Die insgesamt rückläufige Beteiligungsrate der Patienten erklärt sich nach Auswertung aller Ergebnisse folglich durch
einen Sättigungseffekt der Patienten insbesondere bei Wiederholungsfällen sowie
nachlassende Motivation in den beteiligten Arztpraxen.
Wie insbesondere in Gruppendiskussionen belegt wurde, bestehen zwischen beiden Effekten wechselseitige Einflüsse.

Die Wertigkeit der Quittung für die Versicherten drückt sich u.a. auch in der Zahlungsbereitschaft der Patienten für das Serviceangebot aus: Auch unter den offenkundig motivierten Patienten (Rückläufe der Patientenbefragung) erklärten sich nur 2-3% bereit, ggf. einen begrenzten Betrag für die Serviceleistung aus eigener Tasche zu bezahlen.

Systematische Unterschiede in den Beteiligungsraten gab es zwischen Empfängern der Tagesquittung und Empfängern der Quartalsquittung. Im gesamten Beobachtungszeitraum betrug die Beteiligungsrate in der Gruppe Tagesquittung etwa das Doppelte der Beteiligungsrate in der Gruppe Quartalsquittung. Facharztpraxen sowie Versicherte von Ersatz- und Betriebskrankenkassen wiesen durchgängig etwas erhöhte Beteiligungsraten auf.

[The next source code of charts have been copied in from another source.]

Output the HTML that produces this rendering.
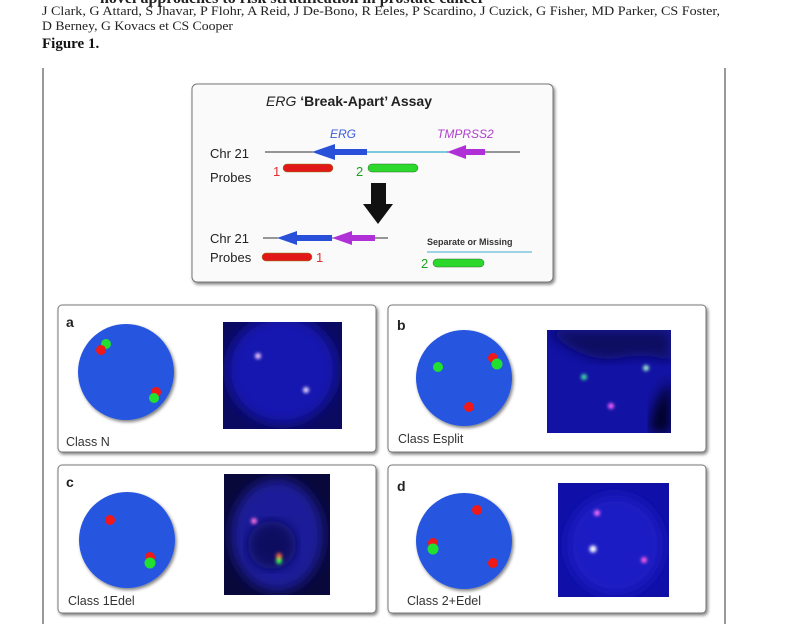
<!DOCTYPE html>
<html><head><meta charset="utf-8"><style>
html,body{margin:0;padding:0;background:#fff;width:795px;height:624px;overflow:hidden}
svg{display:block}
</style></head><body>
<svg width="795" height="624" viewBox="0 0 795 624" xmlns="http://www.w3.org/2000/svg">
<defs>
<filter id="sh" x="-10%" y="-10%" width="130%" height="130%"><feGaussianBlur in="SourceAlpha" stdDeviation="1.5"/><feOffset dx="1.5" dy="2"/><feComponentTransfer><feFuncA type="linear" slope="0.5"/></feComponentTransfer><feMerge><feMergeNode/><feMergeNode in="SourceGraphic"/></feMerge></filter>
<filter id="gl"><feGaussianBlur stdDeviation="1.6"/></filter>
<filter id="bb"><feGaussianBlur stdDeviation="6"/></filter>
<clipPath id="pa"><rect x="223" y="322" width="119" height="107"/></clipPath>
<clipPath id="pb"><rect x="547" y="330" width="124" height="103"/></clipPath>
<clipPath id="pc"><rect x="224" y="474" width="106" height="121"/></clipPath>
<clipPath id="pd"><rect x="558" y="483" width="111" height="114"/></clipPath>
</defs>
<!-- header -->
<text x="100" y="3" font-family="Liberation Serif,serif" font-size="16" font-weight="bold" fill="#222">novel approaches to risk stratification in prostate cancer</text>
<text x="42" y="15" font-family="Liberation Serif,serif" font-size="12.3" fill="#222" textLength="678" lengthAdjust="spacingAndGlyphs">J Clark, G Attard, S Jhavar, P Flohr, A Reid, J De-Bono, R Eeles, P Scardino, J Cuzick, G Fisher, MD Parker, CS Foster,</text>
<text x="42" y="30" font-family="Liberation Serif,serif" font-size="12.3" fill="#222" textLength="191" lengthAdjust="spacingAndGlyphs">D Berney, G Kovacs et CS Cooper</text>
<text x="42" y="48" font-family="Liberation Serif,serif" font-size="15" font-weight="bold" fill="#111">Figure 1.</text>
<line x1="43" y1="68" x2="43" y2="624" stroke="#333" stroke-width="1"/>
<line x1="725" y1="68" x2="725" y2="624" stroke="#333" stroke-width="1"/>

<rect x="192" y="84" width="361" height="198" rx="5" fill="#fafafa" stroke="#777" stroke-width="1" filter="url(#sh)"/>
<text x="266" y="106" font-family="Liberation Sans,sans-serif" font-size="14" fill="#222"><tspan font-style="italic">ERG</tspan><tspan font-weight="bold"> ‘Break-Apart’ Assay</tspan></text>
<text x="210" y="158" font-family="Liberation Sans,sans-serif" font-size="13" fill="#222">Chr 21</text>
<text x="210" y="182" font-family="Liberation Sans,sans-serif" font-size="13" fill="#222">Probes</text>
<text x="330" y="138" font-family="Liberation Sans,sans-serif" font-size="12" font-style="italic" fill="#3a5ed8">ERG</text>
<text x="437" y="138" font-family="Liberation Sans,sans-serif" font-size="12" font-style="italic" fill="#b040d0">TMPRSS2</text>
<line x1="265" y1="152" x2="520" y2="152" stroke="#333" stroke-width="1"/>
<line x1="367" y1="152" x2="447" y2="152" stroke="#7cc8dc" stroke-width="2"/>
<polygon points="312,152 335,144 335,149 367,149 367,155 335,155 335,160" fill="#2850d8"/>
<polygon points="447,152 466,145 466,149 485,149 485,155 466,155 466,159" fill="#b030d8"/>
<text x="273" y="176" font-family="Liberation Sans,sans-serif" font-size="13" fill="#e03030">1</text>
<rect x="283" y="164" width="50" height="8" rx="4" fill="#e21818" stroke="#882" stroke-width=".5"/>
<text x="356" y="176" font-family="Liberation Sans,sans-serif" font-size="13" fill="#20a020">2</text>
<rect x="368" y="164" width="50" height="8" rx="4" fill="#2cd82c" stroke="#363" stroke-width=".5"/>
<polygon points="371,183 386,183 386,204 393,204 378,224 363,204 371,204" fill="#111"/>
<text x="210" y="243" font-family="Liberation Sans,sans-serif" font-size="13" fill="#222">Chr 21</text>
<text x="210" y="262" font-family="Liberation Sans,sans-serif" font-size="13" fill="#222">Probes</text>
<line x1="263" y1="238" x2="388" y2="238" stroke="#333" stroke-width="1"/>
<polygon points="277,238 297,231 297,235 332,235 332,241 297,241 297,245" fill="#2850d8"/>
<polygon points="332,238 352,231 352,235 375,235 375,241 352,241 352,245" fill="#b030d8"/>
<rect x="262" y="253" width="50" height="8" rx="4" fill="#e21818" stroke="#882" stroke-width=".5"/>
<text x="316" y="262" font-family="Liberation Sans,sans-serif" font-size="13" fill="#e03030">1</text>
<text x="427" y="245" font-family="Liberation Sans,sans-serif" font-size="9" font-weight="bold" fill="#333">Separate or Missing</text>
<line x1="427" y1="252" x2="532" y2="252" stroke="#7cc8dc" stroke-width="1.5"/>
<text x="421" y="268" font-family="Liberation Sans,sans-serif" font-size="13" fill="#20a020">2</text>
<rect x="433" y="259" width="51" height="8" rx="4" fill="#2cd82c" stroke="#363" stroke-width=".5"/>

<g font-family="Liberation Sans,sans-serif" fill="#333">
<rect x="58" y="305" width="318" height="147" rx="4" fill="#fff" stroke="#777" filter="url(#sh)"/>
<rect x="388" y="305" width="318" height="147" rx="4" fill="#fff" stroke="#777" filter="url(#sh)"/>
<rect x="58" y="465" width="318" height="148" rx="4" fill="#fff" stroke="#777" filter="url(#sh)"/>
<rect x="388" y="465" width="318" height="148" rx="4" fill="#fff" stroke="#777" filter="url(#sh)"/>
<text x="66" y="327" font-size="14" font-weight="bold" fill="#222">a</text>
<text x="397" y="330" font-size="14" font-weight="bold" fill="#222">b</text>
<text x="66" y="487" font-size="14" font-weight="bold" fill="#222">c</text>
<text x="397" y="491" font-size="14" font-weight="bold" fill="#222">d</text>
<text x="66" y="446" font-size="12.5">Class N</text>
<text x="398" y="443" font-size="12.5">Class Esplit</text>
<text x="68" y="605" font-size="12.5">Class 1Edel</text>
<text x="407" y="605" font-size="12.5">Class 2+Edel</text>
</g>
<g filter="url(#sh)" fill="#2656e0">
<ellipse cx="126" cy="372" rx="48" ry="48"/>
<ellipse cx="464" cy="378" rx="48" ry="48"/>
<ellipse cx="127" cy="540" rx="48" ry="48"/>
<ellipse cx="464" cy="541" rx="48" ry="48"/>
</g>
<g>
<circle cx="106" cy="344" r="5" fill="#22e030"/><circle cx="101" cy="350" r="5" fill="#f01818"/>
<circle cx="156" cy="392" r="5" fill="#f01818"/><circle cx="154" cy="398" r="5" fill="#22e030"/>
<circle cx="438" cy="367" r="5" fill="#22e030"/><circle cx="493" cy="358" r="5" fill="#f01818"/><circle cx="497" cy="364" r="5.5" fill="#22e030"/><circle cx="469" cy="407" r="5" fill="#f01818"/>
<circle cx="110" cy="520" r="5" fill="#f01818"/><circle cx="150" cy="557" r="5" fill="#f01818"/><circle cx="150" cy="563" r="5.5" fill="#22e030"/>
<circle cx="477" cy="510" r="5" fill="#f01818"/><circle cx="433" cy="543" r="5" fill="#f01818"/><circle cx="433" cy="549" r="5.5" fill="#22e030"/><circle cx="493" cy="563" r="5" fill="#f01818"/>
</g>
<!-- photos -->
<g clip-path="url(#pa)">
<rect x="223" y="322" width="119" height="107" fill="#0a0a60"/>
<ellipse cx="282" cy="370" rx="55" ry="54" fill="#1414b0" filter="url(#bb)"/>
</g>
<g clip-path="url(#pb)">
<rect x="547" y="330" width="124" height="103" fill="#1212a4"/>
<path d="M547 330 Q585 365 620 358 Q650 352 671 362 L671 330Z" fill="#0a0a60" filter="url(#bb)"/>
<path d="M671 380 Q650 405 650 433 L671 433Z" fill="#050520" filter="url(#bb)"/>
</g>
<g clip-path="url(#pc)">
<rect x="224" y="474" width="106" height="121" fill="#08083a"/>
<ellipse cx="277" cy="535" rx="46" ry="56" fill="#1a1a9a" filter="url(#bb)"/>
<ellipse cx="272" cy="545" rx="24" ry="24" fill="#101060" filter="url(#bb)"/>
</g>
<g clip-path="url(#pd)">
<rect x="558" y="483" width="111" height="114" fill="#1010a8"/>
<ellipse cx="615" cy="545" rx="48" ry="50" fill="#1a1ac4" filter="url(#bb)"/>
</g>
<g filter="url(#gl)">
<circle cx="258" cy="356" r="3" fill="#f0c8ff"/><circle cx="306" cy="390" r="3" fill="#e8d8ff"/>
<circle cx="584" cy="377" r="3" fill="#40e0a0"/><circle cx="646" cy="368" r="3" fill="#a0f0d0"/><circle cx="611" cy="406" r="3" fill="#ff60ff"/>
<circle cx="254" cy="521" r="3" fill="#ff70e0"/><circle cx="279" cy="556" r="3" fill="#ff6040"/><circle cx="279" cy="561" r="3" fill="#30ff50"/>
<circle cx="597" cy="513" r="3" fill="#ff70ff"/><circle cx="593" cy="549" r="3.5" fill="#ffffff"/><circle cx="644" cy="560" r="3" fill="#ff60e0"/>
</g>
</svg>
</body></html>
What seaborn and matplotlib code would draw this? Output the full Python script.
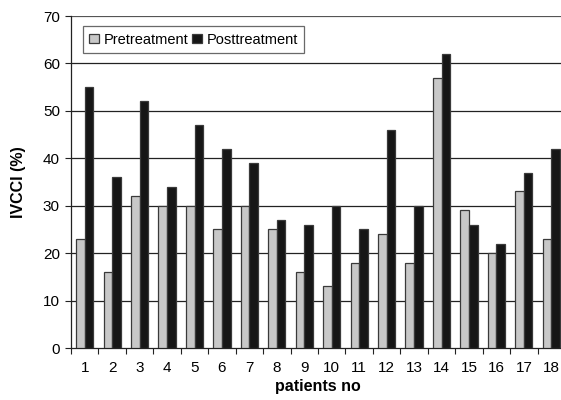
import matplotlib
matplotlib.use("Agg")
import matplotlib.pyplot as plt
import numpy as np
import pandas as pd
import seaborn as sns

patients = [str(i) for i in range(1, 19)]
pretreatment = [23, 16, 32, 30, 30, 25, 30, 25, 16, 13, 18, 24, 18, 57, 29, 20, 33, 23]
posttreatment = [55, 36, 52, 34, 47, 42, 39, 27, 26, 30, 25, 46, 30, 62, 26, 22, 37, 42]

df = pd.DataFrame({
    "patient": patients * 2,
    "ivcci": pretreatment + posttreatment,
    "phase": ["Pretreatment"] * len(patients) + ["Posttreatment"] * len(patients),
})

sns.set_theme(style="white")
plt.rcParams["font.family"] = ["Liberation Sans", "DejaVu Sans"]
plt.rcParams["text.color"] = "black"
plt.rcParams["axes.labelcolor"] = "black"
plt.rcParams["xtick.color"] = "black"
plt.rcParams["ytick.color"] = "black"

fig = plt.figure(figsize=(5.61, 4.0), dpi=100)
ax = fig.add_axes([71 / 561, 52 / 400, 494 / 561, 332 / 400])

sns.barplot(
    data=df, x="patient", y="ivcci", hue="phase", ax=ax,
    palette={"Pretreatment": "#c8c8c8", "Posttreatment": "#161616"},
    width=0.63, gap=0, edgecolor="#3a3a3a", linewidth=0.9, saturation=1,
    zorder=3,
)

ax.set_ylim(0, 70)
ax.set_xlim(-0.5, len(patients) - 0.5)
ax.set_yticks(np.arange(0, 71, 10))
for y in range(10, 70, 10):
    ax.axhline(y, color="#222222", lw=0.9, zorder=1)
ax.axhline(70, color="#555555", lw=1.6, zorder=1)

for side in ["top", "right"]:
    ax.spines[side].set_visible(False)
ax.spines["left"].set_color("#222222")
ax.spines["bottom"].set_color("#222222")
ax.spines["left"].set_linewidth(0.9)
ax.spines["bottom"].set_linewidth(0.9)

ax.tick_params(axis="y", which="major", left=True, length=4, width=0.8,
               color="#222222", labelsize=11, pad=4, direction="out")
ax.tick_params(axis="x", which="major", length=0, labelsize=11, pad=9)
ax.set_xticks(np.arange(-0.5, len(patients), 1.0), minor=True)
ax.tick_params(axis="x", which="minor", bottom=True, length=4, width=0.8,
               color="#222222", direction="out")

ax.set_xlabel("patients no", fontsize=11.5, fontweight="bold", labelpad=3)
ax.set_ylabel("IVCCI (%)", fontsize=11.5, fontweight="bold", labelpad=12)

leg = ax.legend(loc="upper left", bbox_to_anchor=(0.024, 0.970), ncol=2,
                frameon=True, fancybox=False, fontsize=10.5, handlelength=0.65,
                handleheight=0.65, handletextpad=0.3, columnspacing=0.3,
                borderpad=0.45, borderaxespad=0, title=None)
leg.get_frame().set_edgecolor("#444444")
leg.get_frame().set_linewidth(0.9)

fig.savefig("out.png", dpi=100)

Ein sinnvolles Angebot für Interessierte
In der Summe lassen sich die Ergebnisse des Modellversuchs so verstehen, dass die Einführung der Patientenquittung als Angebot niedergelassener Ärzte an interessierte Versicherte wünschenswert ist. Die Patientenquittung kann zur Transparenz des Leistungs- und Abrechnungsgeschehens beitragen.